▶ Task instructions: Retype the whole listing, please, keeping every line exact and dropping the pictures.

+++

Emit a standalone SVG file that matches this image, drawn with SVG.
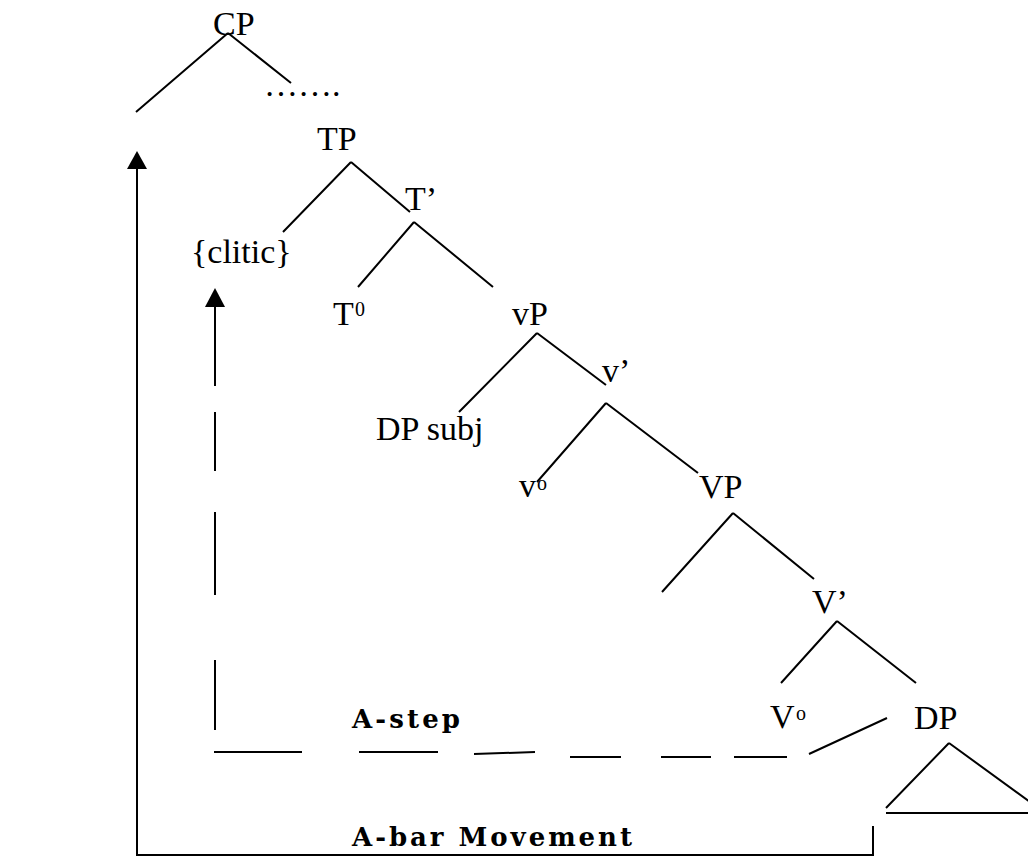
<svg xmlns="http://www.w3.org/2000/svg" width="1028" height="861" viewBox="0 0 1028 861">
<style>
.lbl{font-family:"Liberation Serif","Times New Roman",serif;font-size:34px;fill:#000}
.sup{font-family:"Liberation Serif","Times New Roman",serif;font-size:20px;fill:#000}
.mv{font-family:"DejaVu Serif","Liberation Serif",serif;font-size:26px;font-weight:bold;fill:#000}
.ln{stroke:#000;stroke-width:2;fill:none}
.ah{fill:#000;stroke:none}
</style>
<rect width="1028" height="861" fill="#fff"/>
<g id="connectors">
  <path class="ln" d="M228,33 L136,112 M228,33 L291,83"/>
  <path class="ln" d="M351,162 L283,232 M351,162 L410,212"/>
  <path class="ln" d="M414,222 L358,287 M414,222 L493,287"/>
  <path class="ln" d="M537,333 L459,412 M537,333 L606,385"/>
  <path class="ln" d="M606,403 L537,482 M606,403 L698,473"/>
  <path class="ln" d="M733,513 L662,592 M733,513 L814,579"/>
  <path class="ln" d="M837,621 L781,683 M837,621 L916,683"/>
  <path class="ln" d="M949,743 L886,808 M949,743 L1030,802 M886,813 L1028,813"/>
  <g id="a-bar-movement">
    <path class="ln" d="M873,826 L873,855 L137,855 L137,168"/>
    <polygon class="ah" points="137,151 127,169 147,169"/>
  </g>
  <g id="a-step">
    <path class="ln" d="M215,307 L215,386 M215,412 L215,471 M215,512 L215,595 M215,660 L215,730"/>
    <polygon class="ah" points="215,288 205,307 225,307"/>
    <path class="ln" d="M214,752 L302,752 M359,752 L438,752 M474,754 L535,752 M570,757 L621,757 M661,757 L711,757 M734,757 L787,757 M809,754 L887,718"/>
  </g>
</g>
<g id="node-CP"><text class="lbl" x="213" y="35">CP</text></g>
<g id="node-dots"><text class="lbl" x="264" y="96">…….</text></g>
<g id="node-TP"><text class="lbl" x="317" y="150">TP</text></g>
<g id="node-Tbar"><text class="lbl" x="405" y="210">T’</text></g>
<g id="node-clitic"><text class="lbl" x="191" y="263">{clitic}</text></g>
<g id="node-T0"><text class="lbl" x="333" y="325">T</text><text class="sup" x="355" y="316">0</text></g>
<g id="node-vP"><text class="lbl" x="512" y="325">vP</text></g>
<g id="node-vbar"><text class="lbl" x="602" y="382">v’</text></g>
<g id="node-DPsubj"><text class="lbl" x="376" y="440">DP subj</text></g>
<g id="node-v0"><text class="lbl" x="519" y="497">v</text><text class="sup" x="537" y="490">o</text></g>
<g id="node-VP"><text class="lbl" x="699" y="498">VP</text></g>
<g id="node-Vbar"><text class="lbl" x="812" y="613">V’</text></g>
<g id="node-V0"><text class="lbl" x="770" y="728">V</text><text class="sup" x="796" y="720">o</text></g>
<g id="node-DP"><text class="lbl" x="914" y="729">DP</text></g>
<g id="label-A-step"><text class="mv" x="352" y="728" textLength="108" lengthAdjust="spacing">A-step</text></g>
<g id="label-A-bar"><text class="mv" x="352" y="846" textLength="280" lengthAdjust="spacing">A-bar Movement</text></g>
</svg>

+++

▶ Expected output:
Emit a standalone SVG file that matches this image, drawn with SVG.
<svg xmlns="http://www.w3.org/2000/svg" width="1028" height="861" viewBox="0 0 1028 861">
<style>
.lbl{font-family:"Liberation Serif","Times New Roman",serif;font-size:34px;fill:#000}
.sup{font-family:"Liberation Serif","Times New Roman",serif;font-size:20px;fill:#000}
.mv{font-family:"DejaVu Serif","Liberation Serif",serif;font-size:26px;font-weight:bold;fill:#000}
.ln{stroke:#000;stroke-width:2;fill:none}
.ah{fill:#000;stroke:none}
</style>
<rect width="1028" height="861" fill="#fff"/>
<g id="connectors">
  <path class="ln" d="M228,33 L136,112 M228,33 L291,83"/>
  <path class="ln" d="M351,162 L283,232 M351,162 L410,212"/>
  <path class="ln" d="M414,222 L358,287 M414,222 L493,287"/>
  <path class="ln" d="M537,333 L459,412 M537,333 L606,385"/>
  <path class="ln" d="M606,403 L537,482 M606,403 L698,473"/>
  <path class="ln" d="M733,513 L662,592 M733,513 L814,579"/>
  <path class="ln" d="M837,621 L781,683 M837,621 L916,683"/>
  <path class="ln" d="M949,743 L886,808 M949,743 L1030,802 M886,813 L1028,813"/>
  <g id="a-bar-movement">
    <path class="ln" d="M873,826 L873,855 L137,855 L137,168"/>
    <polygon class="ah" points="137,151 127,169 147,169"/>
  </g>
  <g id="a-step">
    <path class="ln" d="M215,307 L215,386 M215,412 L215,471 M215,512 L215,595 M215,660 L215,730"/>
    <polygon class="ah" points="215,288 205,307 225,307"/>
    <path class="ln" d="M214,752 L302,752 M359,752 L438,752 M474,754 L535,752 M570,757 L621,757 M661,757 L711,757 M734,757 L787,757 M809,754 L887,718"/>
  </g>
</g>
<g id="node-CP"><text class="lbl" x="213" y="35">CP</text></g>
<g id="node-dots"><text class="lbl" x="264" y="96">…….</text></g>
<g id="node-TP"><text class="lbl" x="317" y="150">TP</text></g>
<g id="node-Tbar"><text class="lbl" x="405" y="210">T’</text></g>
<g id="node-clitic"><text class="lbl" x="191" y="263">{clitic}</text></g>
<g id="node-T0"><text class="lbl" x="333" y="325">T</text><text class="sup" x="355" y="316">0</text></g>
<g id="node-vP"><text class="lbl" x="512" y="325">vP</text></g>
<g id="node-vbar"><text class="lbl" x="602" y="382">v’</text></g>
<g id="node-DPsubj"><text class="lbl" x="376" y="440">DP subj</text></g>
<g id="node-v0"><text class="lbl" x="519" y="497">v</text><text class="sup" x="537" y="490">o</text></g>
<g id="node-VP"><text class="lbl" x="699" y="498">VP</text></g>
<g id="node-Vbar"><text class="lbl" x="812" y="613">V’</text></g>
<g id="node-V0"><text class="lbl" x="770" y="728">V</text><text class="sup" x="796" y="720">o</text></g>
<g id="node-DP"><text class="lbl" x="914" y="729">DP</text></g>
<g id="label-A-step"><text class="mv" x="352" y="728" textLength="108" lengthAdjust="spacing">A-step</text></g>
<g id="label-A-bar"><text class="mv" x="352" y="846" textLength="280" lengthAdjust="spacing">A-bar Movement</text></g>
</svg>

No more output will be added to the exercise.